In January 2020, the Company and Mr. Diamantis entered into a Forbearance Agreement with certain debenture holders under which Mr. Diamantis paid the debenture holders $50,000 for legal fees and $220,000 in principal payments on debentures that were issued in February 2019. In addition, Mr. Diamantis, who had guaranteed certain of the debentures, agreed to grant the debenture holders security interests in certain potential legal settlements funds that may become due to Mr. Diamantis. The Forbearance Agreement, which terminated on March 15, 2020, required the Company and Mr. Diamantis to repay the debenture holders a total of $4.9 million on or before the termination date, of which $4.7 million was not repaid. During May 2020, the Company repaid $0.5 million of the debentures. On June 30, 2020, the Company received a formal notice of default and demand for full payment of the $29.2 million of outstanding debentures on that date plus accrued interest. The Company repaid $0.2 million of the debentures in July 2020.

 

As a result of the Exchange and Redemption Agreement discussed below, the interest rate on all of the debentures issued in 2019 was reduced to a rate of 18% per annum, and accordingly as of December 31, 2020, the Company has recorded interest expense associated with these debentures of $0.9 million.

 

Exchange, Redemption and Forbearance Agreement

 

On August 31, 2020, the Company and the debenture holders entered into the Exchange and Redemption Agreement wherein they agreed to:

 

  1) Exchange outstanding Series I-1 Preferred Stock and Series I-2 Preferred Stock (collectively, the “Series I-1 and I-2 Preferred Stock”) for shares of Series N Preferred Stock at the stated value of the Series I-1 and Series I-2 Preferred Stock, which was $6,257,616. The Series I-1 and Series I-2 Preferred Stock are more fully discussed in Note 13 and the Series N Preferred Stock is more fully discussed in Notes 13 and 14;

 

  2) Exchange on August 31, 2020 outstanding debentures totaling $19.3 million, which included principal and penalties of $16.5 million and accrued interest of $2.8 million for Series N Preferred Stock with a stated value (and determined to be fair value) of $24.2 million;

 

  3) Provide for the repayment of outstanding debentures and accrued interest of approximately $9.8 million at August 31, 2020, for a payment of $10.0 million in cash anytime on or before November 29, 2020;

 

  4) Provide, if the payment in Number 3 above is made timely, to allow for the exchange of the outstanding non-convertible debentures issued in 2019, with a carrying value on Rennova’s book of $4.8 million at August 31, 2020, including penalties at 30% of the original principal balance and penalty interest calculated at 18% per annum, for Series N Preferred Stock with a stated value of $4.9 million. Under this provision, the penalty interest is accrued at the rate of 18% per annum and not the original interest terms, which were 5% per month and 24% per annum on late payment of penalty interest, as a concession and to offset the premium paid for the exchange of the debentures noted in Number 2 above.

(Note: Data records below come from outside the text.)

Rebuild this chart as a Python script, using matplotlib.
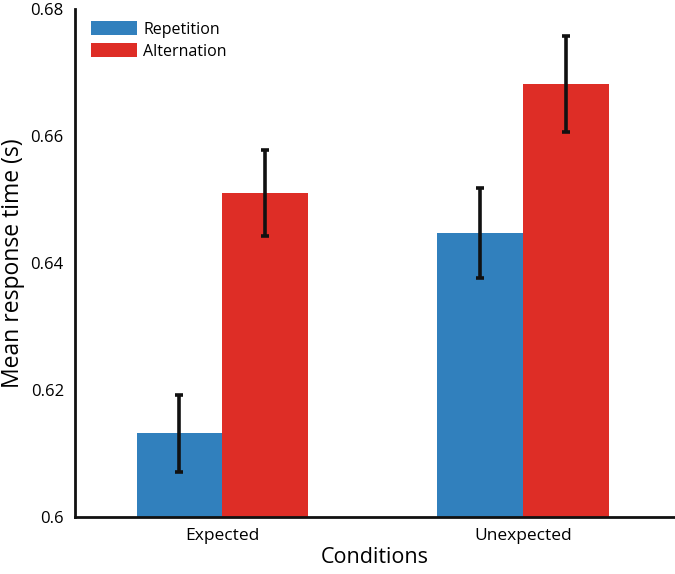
import matplotlib.pyplot as plt
import numpy as np

plt.rcParams['font.family'] = ['Open Sans', 'DejaVu Sans']

conditions = ["Expected", "Unexpected"]
repetition = [0.6132, 0.6448]
repetition_err = [0.0061, 0.0071]
alternation = [0.6511, 0.6682]
alternation_err = [0.0068, 0.0075]
yticks = [0.6, 0.62, 0.64, 0.66, 0.68]
ytick_labels = ["0.6", "0.62", "0.64", "0.66", "0.68"]

fig = plt.figure(figsize=(6.75, 5.74), dpi=100)
ax = fig.add_axes([0.111, 0.099, 0.889, 0.885])

x = np.arange(len(conditions))
w = 0.285
err_kw = dict(ecolor="#111111", elinewidth=2.6, capsize=3, capthick=2.6)
ax.bar(x - w / 2, np.array(repetition) - 0.6, w, bottom=0.6, color="#3180bd",
       yerr=repetition_err, error_kw=err_kw, label="Repetition")
ax.bar(x + w / 2, np.array(alternation) - 0.6, w, bottom=0.6, color="#de2d26",
       yerr=alternation_err, error_kw=err_kw, label="Alternation")

ax.set_xlim(-0.49, 1.505)
ax.set_ylim(0.6, 0.68)
ax.set_xticks(x)
ax.set_xticklabels(conditions, fontsize=12.5)
ax.set_yticks(yticks)
ax.set_yticklabels(ytick_labels, fontsize=12)
ax.tick_params(length=0, pad=8)

for side in ["top", "right"]:
    ax.spines[side].set_visible(False)
for side in ["left", "bottom"]:
    ax.spines[side].set_linewidth(2)
    ax.spines[side].set_color("#111111")

ax.set_ylabel("Mean response time (s)", fontsize=16.5, labelpad=4)
ax.set_xlabel("Conditions", fontsize=15.5, labelpad=2)

ax.legend(loc="upper left", bbox_to_anchor=(0.01, 0.995), frameon=False, fontsize=11.5,
          handlelength=2.9, handleheight=0.95, handletextpad=0.4, labelspacing=0.35,
          borderaxespad=0.2)

fig.savefig("out.png", dpi=100)
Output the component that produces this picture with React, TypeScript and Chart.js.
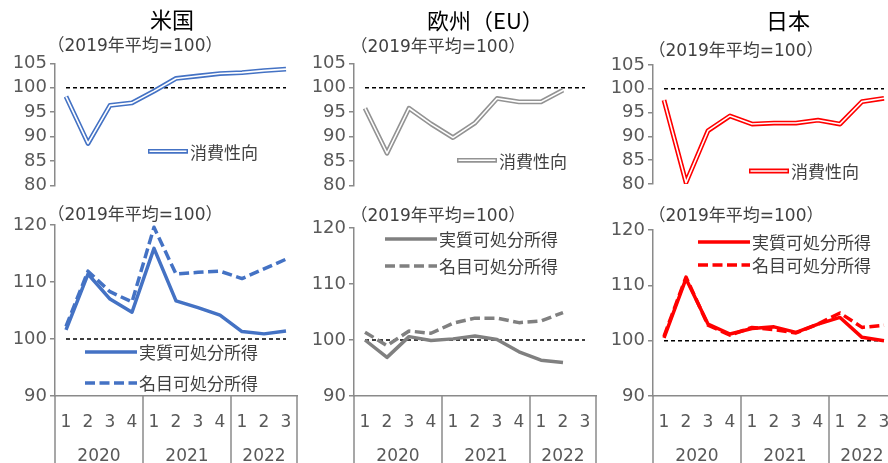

This interest rate concession, which totaled $2.3 million at August 31, 2020, is permanent and will not be reversed in any event, including non-payment of the $10.0 million by November 29, 2020;

 

  5) Provide that if the $10.0 million cash payment is made timely, no interest will accrue or be due under the outstanding debentures for the periods subsequent to August 31, 2020, however, interest will again accrue on these outstanding debentures at a rate of 18% per annum subsequent to August 31, 2020 if the $10.0 million cash payment is not made timely;

 

  6) Provide that during the 90-day redemption period (or until the occurrence of certain specified events, if earlier), the investors will forbear from exercising any remedies against the Company or Mr. Diamantis as a result of any existing defaults under the outstanding securities; and

 

  7) Provide that the embedded conversion options of the outstanding debentures noted in Number 3 above have been suspended as of August 31, 2020 and that the conversion terms will only be reinstated to their original terms after November 29, 2020 if the $10.0 million cash payment is not made.

 

During the year ended December 31, 2020, as a result of the Exchange and Redemption Agreement, the Company recorded (i) a $2.0 million gain on the extinguishment of debt, a $0.3 million fair value adjustment to the debenture principal, partially offset by the reduction in interest expense of $2.3 million; and (ii) deemed dividends of $3.7 million as a result of the exchange of the debentures and Series I-1 and I-2 Preferred Stock into shares of the Series N Preferred Stock. The redemption right was not exercised and all such additional amounts have become due and payable.

 

The debentures issued during the year ended December 31, 2019 were issued at a discount of $0.1 million and accordingly, the Company realized a total of $3.8 million in proceeds from the issuances of debentures during 2019. The debentures issued in 2017 and 2018 were also issued with discounts. These discounts represented original issue discounts, the relative fair value of the warrants issued with the debentures, the value of the modifications of certain of these warrants, and the relative fair value of the beneficial conversion features of the debentures. During the year ended December 31, 2019, the Company recorded approximately $16.2 million of such amortization of debt discount expense in connection with the debentures and warrants. These amounts included debt discount amortization that resulted from the modification of warrants as more fully discussed in Notes 12 and 14. All of the discounts associated with the debentures were fully amortized as of December 31, 2019. In addition to the amortization of discounts, during the years ended December 31, 2020 and 2019, the Company incurred interest expense on debentures of $6.0 million and $2.1 million, respectively.

 

The March 2017 Debentures and the September 2017 Debentures were issued with warrants to purchase shares of the Company’s common stock. Outstanding warrants are more fully discussed in Note 14.

 

See Notes 3, 14 and 20 for a discussion of the dilutive effect of the outstanding convertible debentures, warrants and convertible preferred stock as of December 31, 2020 and March 31, 2021. During the years ended December 31, 2020 and 2019, the Company recorded $256.4 million and $123.9 million of deemed dividends as a result of the down round provision of debentures and warrants. See Notes 2 and 12.